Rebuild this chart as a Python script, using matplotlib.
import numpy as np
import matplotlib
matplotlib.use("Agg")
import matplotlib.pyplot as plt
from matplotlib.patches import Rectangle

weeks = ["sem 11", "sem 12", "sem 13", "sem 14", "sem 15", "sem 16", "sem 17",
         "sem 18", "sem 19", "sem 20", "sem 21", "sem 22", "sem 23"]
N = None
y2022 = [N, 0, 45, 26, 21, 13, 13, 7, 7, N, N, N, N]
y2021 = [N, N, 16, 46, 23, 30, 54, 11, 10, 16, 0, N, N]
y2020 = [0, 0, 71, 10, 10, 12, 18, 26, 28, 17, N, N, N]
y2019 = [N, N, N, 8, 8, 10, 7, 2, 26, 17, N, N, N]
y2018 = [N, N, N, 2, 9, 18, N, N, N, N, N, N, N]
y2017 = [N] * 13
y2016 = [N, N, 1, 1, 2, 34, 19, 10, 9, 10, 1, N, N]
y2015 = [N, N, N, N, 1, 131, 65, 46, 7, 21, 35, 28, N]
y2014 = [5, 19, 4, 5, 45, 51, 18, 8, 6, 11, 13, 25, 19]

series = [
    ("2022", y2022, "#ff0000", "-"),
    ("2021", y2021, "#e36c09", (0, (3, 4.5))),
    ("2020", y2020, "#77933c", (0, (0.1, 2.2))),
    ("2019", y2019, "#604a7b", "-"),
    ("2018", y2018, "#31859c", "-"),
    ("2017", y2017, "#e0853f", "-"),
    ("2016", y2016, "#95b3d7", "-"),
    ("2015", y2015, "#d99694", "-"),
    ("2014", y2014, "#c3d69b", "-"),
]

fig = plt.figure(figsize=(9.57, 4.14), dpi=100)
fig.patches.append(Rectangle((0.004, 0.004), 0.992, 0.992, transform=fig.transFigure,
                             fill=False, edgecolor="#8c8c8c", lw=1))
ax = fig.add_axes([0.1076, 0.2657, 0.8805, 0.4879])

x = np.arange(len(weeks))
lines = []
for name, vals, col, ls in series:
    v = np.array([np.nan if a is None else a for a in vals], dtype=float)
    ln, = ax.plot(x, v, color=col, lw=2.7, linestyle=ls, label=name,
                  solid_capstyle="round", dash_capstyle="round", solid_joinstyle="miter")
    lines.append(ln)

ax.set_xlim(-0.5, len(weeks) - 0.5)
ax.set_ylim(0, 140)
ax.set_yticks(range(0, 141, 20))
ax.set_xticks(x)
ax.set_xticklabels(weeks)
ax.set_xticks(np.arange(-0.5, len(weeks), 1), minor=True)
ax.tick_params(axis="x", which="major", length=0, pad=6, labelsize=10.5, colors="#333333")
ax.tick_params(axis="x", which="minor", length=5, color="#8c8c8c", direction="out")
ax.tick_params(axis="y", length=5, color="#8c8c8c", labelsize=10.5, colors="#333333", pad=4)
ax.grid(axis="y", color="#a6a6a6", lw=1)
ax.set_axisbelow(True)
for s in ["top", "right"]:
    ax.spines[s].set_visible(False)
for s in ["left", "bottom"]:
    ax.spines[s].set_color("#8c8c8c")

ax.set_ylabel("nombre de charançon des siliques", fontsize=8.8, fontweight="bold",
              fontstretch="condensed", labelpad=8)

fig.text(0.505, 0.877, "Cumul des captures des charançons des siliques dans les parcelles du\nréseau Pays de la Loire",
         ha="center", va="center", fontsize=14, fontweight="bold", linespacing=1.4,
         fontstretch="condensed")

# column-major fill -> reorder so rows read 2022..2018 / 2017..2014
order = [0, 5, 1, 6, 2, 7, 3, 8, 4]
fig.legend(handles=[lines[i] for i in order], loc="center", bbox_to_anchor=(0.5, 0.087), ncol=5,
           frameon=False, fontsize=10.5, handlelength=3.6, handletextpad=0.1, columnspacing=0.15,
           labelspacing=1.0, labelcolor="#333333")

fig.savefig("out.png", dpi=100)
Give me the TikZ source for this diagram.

----------------------------------------

EXERCISE DESCRIPTION: Everything from the first line above up to and including the line that contains "13, 25, 19]" should be printed exactly; please print only that.

CORRECT ANSWER:
Rebuild this chart as a Python script, using matplotlib.
import numpy as np
import matplotlib
matplotlib.use("Agg")
import matplotlib.pyplot as plt
from matplotlib.patches import Rectangle

weeks = ["sem 11", "sem 12", "sem 13", "sem 14", "sem 15", "sem 16", "sem 17",
         "sem 18", "sem 19", "sem 20", "sem 21", "sem 22", "sem 23"]
N = None
y2022 = [N, 0, 45, 26, 21, 13, 13, 7, 7, N, N, N, N]
y2021 = [N, N, 16, 46, 23, 30, 54, 11, 10, 16, 0, N, N]
y2020 = [0, 0, 71, 10, 10, 12, 18, 26, 28, 17, N, N, N]
y2019 = [N, N, N, 8, 8, 10, 7, 2, 26, 17, N, N, N]
y2018 = [N, N, N, 2, 9, 18, N, N, N, N, N, N, N]
y2017 = [N] * 13
y2016 = [N, N, 1, 1, 2, 34, 19, 10, 9, 10, 1, N, N]
y2015 = [N, N, N, N, 1, 131, 65, 46, 7, 21, 35, 28, N]
y2014 = [5, 19, 4, 5, 45, 51, 18, 8, 6, 11, 13, 25, 19]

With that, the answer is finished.